There is a standard 3-day turnaround time for orders. However, expedite services are available to meet your rush needs. The LAB technicians are always available to work through technical issues and answer any questions about the various fastener testing methods and procedures. Testing at The LAB is held to industry standards and is conducted by highly-skilled and certified professionals.
All fastener testing at The LAB is performed per ASTM, SAE, MIL, ISO, or other standards. The LAB's technicians and comprehensive quality control program ensure complete, reproducible, accurate results every time. The LAB’s clients have come to expect exceptional customer service, quick turn around and competitive pricing for all their mechanical testing requirements.
To best determine a material’s strength, ease of machinability and wear resistance, one would conduct a resistance-to-penetration hardness test. Rockwell hardness testing is a commonly used scale for indicating the superficial hardness of a material. It is also valuable in helping to make decisions about treatments and coatings. Superficial Rockwell testing is similar—the difference is that it requires smaller minor and major load values.
Microhardness tests a material’s hardness in a similar way to Rockwell, but with a microscopic indentation. This test can provide a hardness value for a very precise location on a part, enabling the detection of variations in hardness from one location to another. All tests offer different load options and many different scales between the three testing options.
A magnetic permeability test measures a material’s ability to become magnetized. When a material is placed in a magnetic field, it interacts with the field in one way or another. If a material is more conductive to the magnetic field, it will have a higher permeability.
Proof load testing entails stressing the sample with a quantified load that the sampling must withstand without measurable permanent set. The load used to stress the fastener is specific to the size and grade/property class of the sample.
Axial and wedge tensile testing is done to determine the behavior of materials under axial tensile loading. Axial tests are performed by securing the fastener into the testing machine and then applying force to the fastener by separating the testing apparatus crossheads. The wedge test is also an axial test. The difference is that a wedge is placed under the head during testing to see if the head of the fastener can withstand the added stress of the torque load caused by the wedge. The wedge tensile test is usually done on square or hex head fastener and socket head cap screws.

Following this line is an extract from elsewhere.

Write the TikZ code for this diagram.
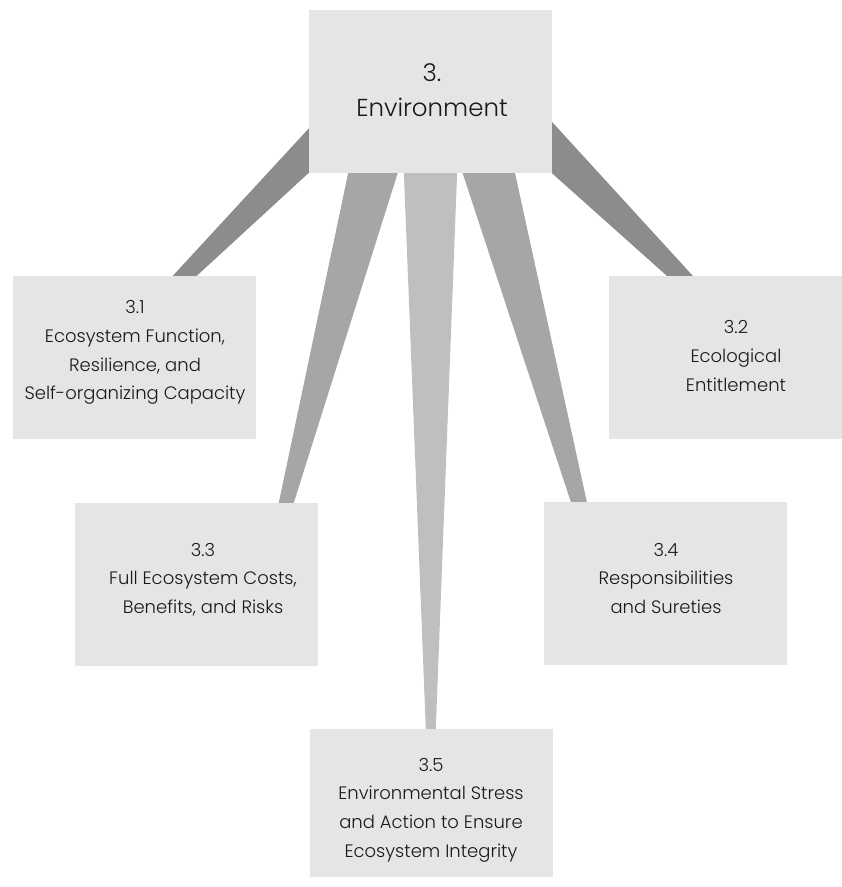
\documentclass[tikz,border=0pt]{standalone}
\usepackage{fontspec}
\setmainfont{Poppins Light}
\usetikzlibrary{calc}
\pgfdeclarelayer{background}
\pgfsetlayers{background,main}
\definecolor{boxgray}{HTML}{E5E5E5}
\definecolor{wedgedark}{HTML}{8C8C8C}
\definecolor{wedgemid}{HTML}{A6A6A6}
\definecolor{wedgelight}{HTML}{BFBFBF}
\definecolor{txt}{HTML}{1A1A1A}
\tikzset{
  topicbox/.style={fill=boxgray, draw=none, inner sep=0pt, minimum width=243pt, minimum height=163pt},
  boxtext/.style={align=center, text=txt, inner sep=0pt, font=\fontsize{18}{28.7}\selectfont},
  toptext/.style={align=center, text=txt, inner sep=0pt, font=\fontsize{24.5}{35}\selectfont},
  wdark/.style={fill=wedgedark, draw=none},
  wmid/.style={fill=wedgemid, draw=none},
  wlight/.style={fill=wedgelight, draw=none}
}
\begin{document}
\begin{tikzpicture}[x=1pt,y=-1pt]
\clip (0,0) rectangle (842,887);
% boxes
\node[topicbox] (top) at (430.5,91.5) {};
\node[topicbox] (b31) at (134.5,357.5) {};
\node[topicbox] (b32) at (730.5,357.5) {};
\node[topicbox] (b33) at (196.5,584.5) {};
\node[topicbox] (b34) at (665.5,583.5) {};
\node[topicbox, minimum height=148pt] (b35) at (431.5,803) {};
% texts
\node[toptext] (ttop) at (432,90.5) {3.\\Environment};
\node[boxtext] (t31) at (135,352.5) {3.1\\Ecosystem Function,\\Resilience, and\\Self-organizing Capacity};
\node[boxtext] (t32) at (736,356) {3.2\\Ecological\\Entitlement};
\node[boxtext] (t33) at (203,579.5) {3.3\\Full Ecosystem Costs,\\Benefits, and Risks};
\node[boxtext] (t34) at (666,578.5) {3.4\\Responsibilities\\and Sureties};
\node[boxtext] (t35) at (431,810) {3.5\\Environmental Stress\\and Action to Ensure\\Ecosystem Integrity};
% tapered connectors
\begin{pgfonlayer}{background}
\fill[wdark] ($(b31.north west)+(160,0)$) -- ($(b31.north west)+(184,0)$)
  -- ($(top.center)+(-42.5,8.5)$) -- ($(top.center)+(-95.5,8.5)$) -- cycle;
\fill[wdark] ($(b32.north west)+(58,0)$) -- ($(b32.north west)+(84,0)$)
  -- ($(top.center)+(101.5,8.5)$) -- ($(top.center)+(39.5,8.5)$) -- cycle;
\fill[wmid] ($(b33.north west)+(204,0)$) -- ($(b33.north west)+(219,0)$)
  -- ($(top.center)+(-25.5,58.5)$) -- ($(top.center)+(-77.5,58.5)$) -- cycle;
\fill[wmid] ($(b34.north west)+(27,0)$) -- ($(b34.north west)+(43,0)$)
  -- ($(top.center)+(79.5,58.5)$) -- ($(top.center)+(24.5,58.5)$) -- cycle;
\fill[wlight] ($(b35.north west)+(116,0)$) -- ($(b35.north west)+(126,0)$)
  -- ($(top.center)+(27.5,58.5)$) -- ($(top.center)+(-27.5,58.5)$) -- cycle;
\end{pgfonlayer}
\end{tikzpicture}
\end{document}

A yield strength or yield point of a material is the stress point at which a material begins to deform plastically. Any time before the yield point, the material will deform elastically and should regain its original shape when the applied stress is removed. Once the material is stressed beyond the yield point, some portion of the deformation will be permanent and non-reversible.

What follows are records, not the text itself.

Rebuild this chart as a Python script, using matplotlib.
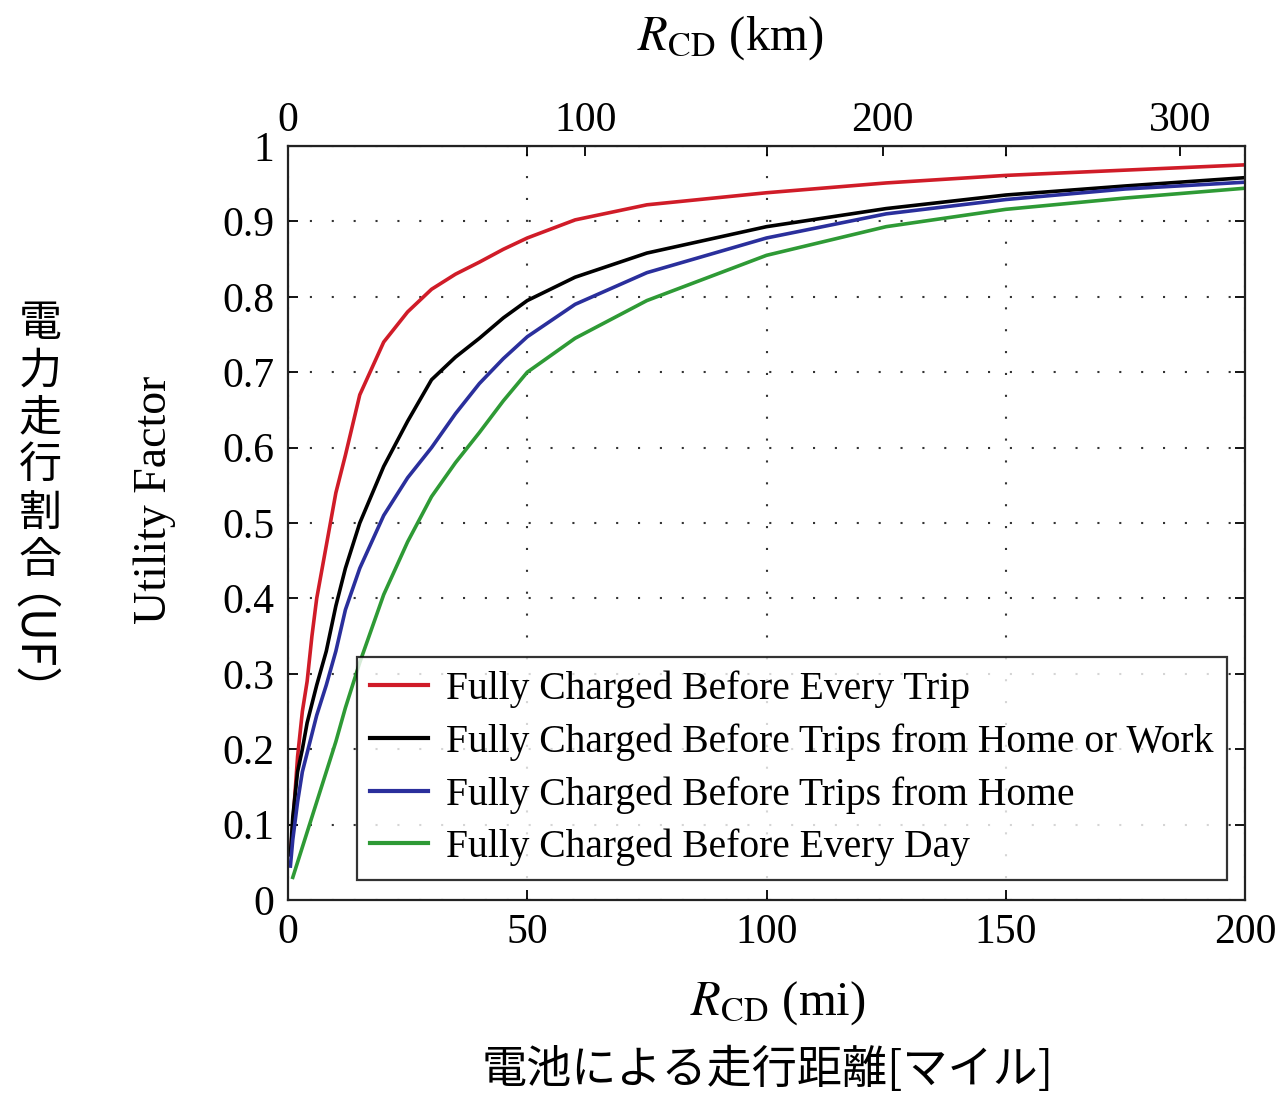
import numpy as np
import matplotlib
matplotlib.use("Agg")
import matplotlib.pyplot as plt

miles = [0.5, 1, 2, 3, 4, 5, 6, 8, 10, 12, 15, 20, 25, 30, 35, 40, 45, 50, 60, 75, 100, 125, 150, 175, 200]

uf_every_trip = [0.06, 0.10, 0.19, 0.25, 0.29, 0.35, 0.40, 0.47, 0.54, 0.59, 0.67, 0.74, 0.78, 0.81,
                 0.83, 0.846, 0.863, 0.878, 0.902, 0.922, 0.938, 0.951, 0.961, 0.968, 0.975]
uf_home_or_work = [0.06, 0.11, 0.17, 0.20, 0.235, 0.26, 0.285, 0.33, 0.39, 0.44, 0.50, 0.575, 0.635, 0.69,
                   0.72, 0.745, 0.772, 0.795, 0.826, 0.858, 0.893, 0.917, 0.935, 0.947, 0.958]
uf_home = [0.045, 0.08, 0.13, 0.17, 0.195, 0.22, 0.245, 0.285, 0.33, 0.385, 0.44, 0.51, 0.56, 0.60,
           0.645, 0.685, 0.718, 0.747, 0.79, 0.832, 0.878, 0.91, 0.929, 0.943, 0.952]
uf_every_day = [np.nan, 0.03, 0.05, 0.07, 0.09, 0.11, 0.13, 0.17, 0.21, 0.255, 0.315, 0.405, 0.475, 0.535,
                0.58, 0.62, 0.662, 0.70, 0.745, 0.795, 0.855, 0.893, 0.916, 0.931, 0.944]

labels = ["Fully Charged Before Every Trip",
          "Fully Charged Before Trips from Home or Work",
          "Fully Charged Before Trips from Home",
          "Fully Charged Before Every Day"]
colors = ["#d01c28", "#000000", "#2a2f9c", "#2e9a35"]

x_ticks_mi = [0, 50, 100, 150, 200]
x_ticks_km = [0, 100, 200, 300]
y_ticks = [0, 0.1, 0.2, 0.3, 0.4, 0.5, 0.6, 0.7, 0.8, 0.9, 1]
y_tick_labels = ["0", "0.1", "0.2", "0.3", "0.4", "0.5", "0.6", "0.7", "0.8", "0.9", "1"]

KM_PER_MI = 1.609344

plt.rcParams["font.family"] = ["Liberation Serif", "DejaVu Serif"]
plt.rcParams["mathtext.fontset"] = "stix"

W, H = 1278, 1095
fig = plt.figure(figsize=(W / 100, H / 100), dpi=100)
ax = fig.add_axes([288 / W, 1 - 900 / H, (1245 - 288) / W, (900 - 146) / H])

series = [uf_every_trip, uf_home_or_work, uf_home, uf_every_day]
for vals, lab, col in zip(series, labels, colors):
    ax.plot(miles, vals, color=col, lw=2.6, label=lab)

ax.set_xlim(0, 200)
ax.set_ylim(0, 1)
ax.set_xticks(x_ticks_mi)
ax.set_yticks(y_ticks)
ax.set_yticklabels(y_tick_labels)
ax.tick_params(direction="in", top=True, right=True, length=7, width=1.3,
               labelsize=30, pad=10)
ax.grid(True, color="#333333", lw=1.5, linestyle=(0, (1, 9.5)))
for s in ax.spines.values():
    s.set_linewidth(1.6)
    s.set_color("#222222")

# top axis in km
secax = ax.secondary_xaxis("top", functions=(lambda m: m * KM_PER_MI, lambda k: k / KM_PER_MI))
secax.set_xticks(x_ticks_km)
secax.tick_params(direction="in", length=7, width=1.3, labelsize=30, pad=4)

# axis titles placed to match the original layout
fig.text(730 / W, 1 - 38 / H, r"$R_{\mathrm{CD}}$ (km)", fontsize=35, ha="center", va="center")
fig.text(778 / W, 1 - 1003 / H, r"$R_{\mathrm{CD}}$ (mi)", fontsize=35, ha="center", va="center")
fig.text(155 / W, 1 - 500 / H, "Utility Factor", fontsize=33, rotation=90,
         ha="center", va="center")

leg = ax.legend(loc="lower right", bbox_to_anchor=((1227 - 288) / 957, (900 - 880) / 754),
                fontsize=28.5, frameon=True, fancybox=False, edgecolor="black",
                handlelength=1.45, handletextpad=0.45, labelspacing=0.38,
                borderpad=0.35, borderaxespad=0)
leg.get_frame().set_linewidth(1.6)
for h in leg.get_lines():
    h.set_linewidth(3.0)

# Japanese labels
jp = ["Noto Sans CJK JP", "DejaVu Sans"]
fig.text(768 / W, 1 - 1070 / H, "電池による走行距離[マイル]", family=jp, fontsize=32.5,
         ha="center", va="center")
for i, ch in enumerate("電力走行割合"):
    fig.text(40 / W, 1 - (324 + i * 47.4) / H, ch, family=jp, fontsize=31,
             ha="center", va="center")
# rotated part of the vertical label; anchor shifted to offset the CJK font metrics
fig.text(3 / W, 1 - 668 / H, "（UF）", family=jp, fontsize=33, rotation=270,
         rotation_mode="anchor", ha="center", va="center")

fig.savefig("out.png", dpi=100, facecolor="white")
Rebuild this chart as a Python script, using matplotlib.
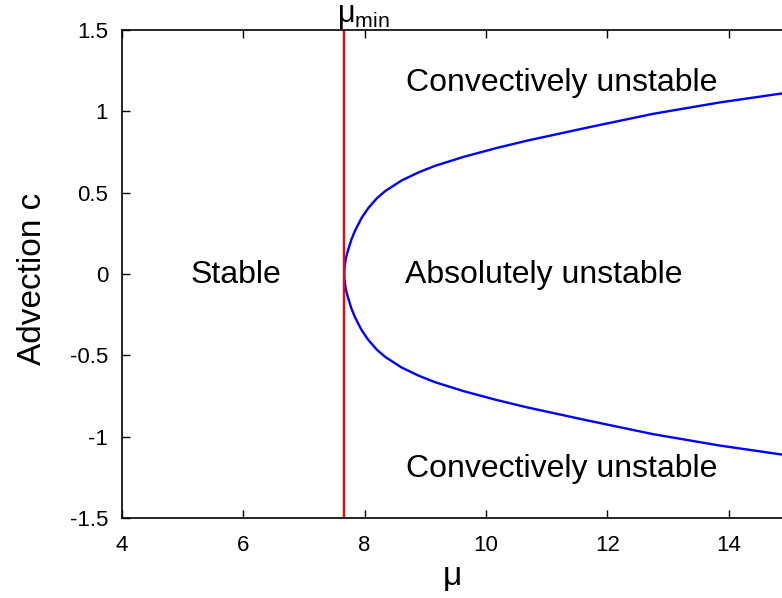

Testing for carburization and decarburization surface conditions in metals will determine the amount of carbon in a specimen. When a test is ordered for one of these conditions, both conditions will be apparent and both will be reported. Too much of either condition may adversely affect the safety and performance of the metal. This test method is not intended to address products which are intentionally carburized to achieve specific results. The testing method classifies, measures, and determines the existence of decarburization and carburization in the threaded section of hardened and tempered metals which have been heated to enable fabrication or to alter their mechanical properties.

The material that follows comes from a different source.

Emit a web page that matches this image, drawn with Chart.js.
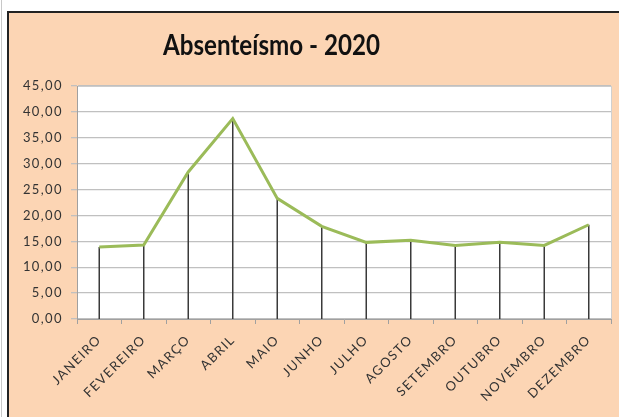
<!DOCTYPE html>
<html><head><meta charset="utf-8">
<script src="https://cdn.jsdelivr.net/npm/chart.js@4/dist/chart.umd.min.js"></script>
<style>html,body{margin:0;padding:0;background:#fff;}#wrap{width:619px;height:417px;position:relative;}</style>
</head><body><div id="wrap"><canvas id="c" width="619" height="417"></canvas></div>
<script>
const categories = ["JANEIRO","FEVEREIRO","MARÇO","ABRIL","MAIO","JUNHO","JULHO","AGOSTO","SETEMBRO","OUTUBRO","NOVEMBRO","DEZEMBRO"];
const absenteismo = [13.9, 14.3, 28.4, 38.7, 23.3, 17.9, 14.8, 15.2, 14.2, 14.8, 14.2, 18.2];
const titleText = "Absenteísmo - 2020";
const yMin = 0, yMax = 45, yStep = 5;

const FONT = "Lato, 'Open Sans', sans-serif";
const SPACING = '1.4px';

const spacing = {
  id: 'spacing',
  beforeLayout(chart) { chart.ctx.letterSpacing = SPACING; },
  afterLayout(chart) { chart.ctx.letterSpacing = SPACING; }
};

const frame = {
  id: 'frame',
  beforeDraw(chart) {
    const ctx = chart.ctx, a = chart.chartArea;
    ctx.save();
    ctx.letterSpacing = '0px';
    ctx.fillStyle = '#ffffff';
    ctx.fillRect(0, 0, chart.width, chart.height);
    ctx.fillStyle = '#FCD5B4';
    ctx.fillRect(8, 12, chart.width - 8, chart.height - 12);
    ctx.strokeStyle = '#222';
    ctx.lineWidth = 2;
    ctx.beginPath();
    ctx.moveTo(8, chart.height); ctx.lineTo(8, 12); ctx.lineTo(chart.width, 12);
    ctx.stroke();
    ctx.strokeStyle = '#c8c8c8';
    ctx.lineWidth = 1;
    ctx.beginPath(); ctx.moveTo(1.5, 0); ctx.lineTo(1.5, chart.height); ctx.stroke();
    ctx.fillStyle = '#ffffff';
    ctx.fillRect(a.left, a.top, a.right - a.left, a.bottom - a.top);
    ctx.strokeStyle = '#d0d0d0';
    ctx.strokeRect(a.left + 0.5, a.top + 0.5, a.right - a.left, a.bottom - a.top);
    // title, fitted to the reference's width
    ctx.fillStyle = '#111';
    ctx.font = "bold 29px " + FONT;
    ctx.textAlign = 'center';
    ctx.textBaseline = 'alphabetic';
    const w = ctx.measureText(titleText).width;
    const sx = 217 / w;
    ctx.translate(271.5, 55);
    ctx.scale(sx, 1);
    ctx.fillText(titleText, 0, 0);
    ctx.restore();
    ctx.letterSpacing = SPACING;
  },
  afterDraw(chart) { chart.ctx.letterSpacing = '0px'; }
};

const dropLines = {
  id: 'dropLines',
  beforeDatasetsDraw(chart) {
    const ctx = chart.ctx;
    const meta = chart.getDatasetMeta(0);
    const yBase = chart.scales.y.getPixelForValue(0);
    ctx.save();
    ctx.strokeStyle = '#3a3a3a';
    ctx.lineWidth = 1.5;
    meta.data.forEach(p => {
      ctx.beginPath();
      ctx.moveTo(p.x, p.y);
      ctx.lineTo(p.x, yBase);
      ctx.stroke();
    });
    ctx.restore();
  }
};

new Chart(document.getElementById('c'), {
  type: 'line',
  data: {
    labels: categories,
    datasets: [{
      data: absenteismo,
      borderColor: '#9BBB59',
      borderWidth: 3,
      pointRadius: 0,
      tension: 0,
      fill: false
    }]
  },
  options: {
    responsive: false,
    animation: false,
    devicePixelRatio: 1,
    layout: { padding: { left: 0, right: 8, top: 86, bottom: 0 } },
    plugins: { legend: { display: false }, title: { display: false }, tooltip: { enabled: false } },
    scales: {
      x: {
        offset: true,
        grid: { offset: true, drawOnChartArea: false, drawTicks: true, tickLength: 5, color: '#a0a0a0' },
        border: { display: true, color: '#a0a0a0' },
        ticks: { maxRotation: 45, minRotation: 45, autoSkip: false, padding: 8, color: '#333', font: { family: FONT, size: 13 } },
        afterFit(s) { s.height = 98; s.paddingLeft = 0; s.paddingRight = 0; }
      },
      y: {
        min: yMin, max: yMax,
        grid: { color: '#c0c0c0', lineWidth: 1.3, tickLength: 6, drawTicks: true },
        border: { display: true, color: '#a0a0a0' },
        ticks: {
          stepSize: yStep, padding: 8, color: '#333', font: { family: FONT, size: 13 },
          callback: v => v.toFixed(2).replace('.', ',')
        },
        afterFit(s) { s.width = 77; }
      }
    }
  },
  plugins: [spacing, frame, dropLines]
});
</script></body></html>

An accurate assessment of grain size in a given metallic sample is used to determine the effectiveness of a specific manufacturing process (e.g., heat treating or tempering). Technicians prepare the sampling by mounting a cross section, polishing it, and etching it. Etching reveals the grain. Once the sample is prepared, there are several procedures a technician can perform to determine the precise grain size of the specimen.
Inspection per SAE AS 7477/SAE AS 7478 includes examinations of flow lines, internal defects, microstructure, grain size per ASTM E112, surface hardening and tread defects.
The Micro Indication Verification Examination (MIVE) verifies defects found in NDT methods which cannot be fully measured by the NDT method. The MIVE will provide 3-dimensional measurements of indications such as thread laps and seams and can change the disposition of an NDT test from failure to passing if the indications are within the tolerances of the specification.
The LAB technicians record digital images of all indications found in NDT, and all metallographic tests. Reference images are available upon request. Calibrated images are available for an additional charge.
This test method is based upon the stereological principle that a grid with a number of regularly arrayed points, when systematically placed over an image of a two-dimensional section through the microstructure, can provide, after a representative number of placements on different fields, an unbiased statistical estimation of the volume fraction of an identifiable constituent or phase.
Macroetching provides information on variations in structure, such as grain size, flow lines, columnar structure, dendrites, etc.. Macroetching also reveals the presence of discontinuities and voids, such as seams, laps, porosity, flakes, bursts, extrusion rupture, cracks, etc..
This test identifies the inclusion content of steel. Inclusions are characterized by size, shape, concentration, and distribution, rather than chemical composition. Although compositions are not identified, the microscopic method places inclusions into one of several composition-related categories—sulfides, oxides, and silicates.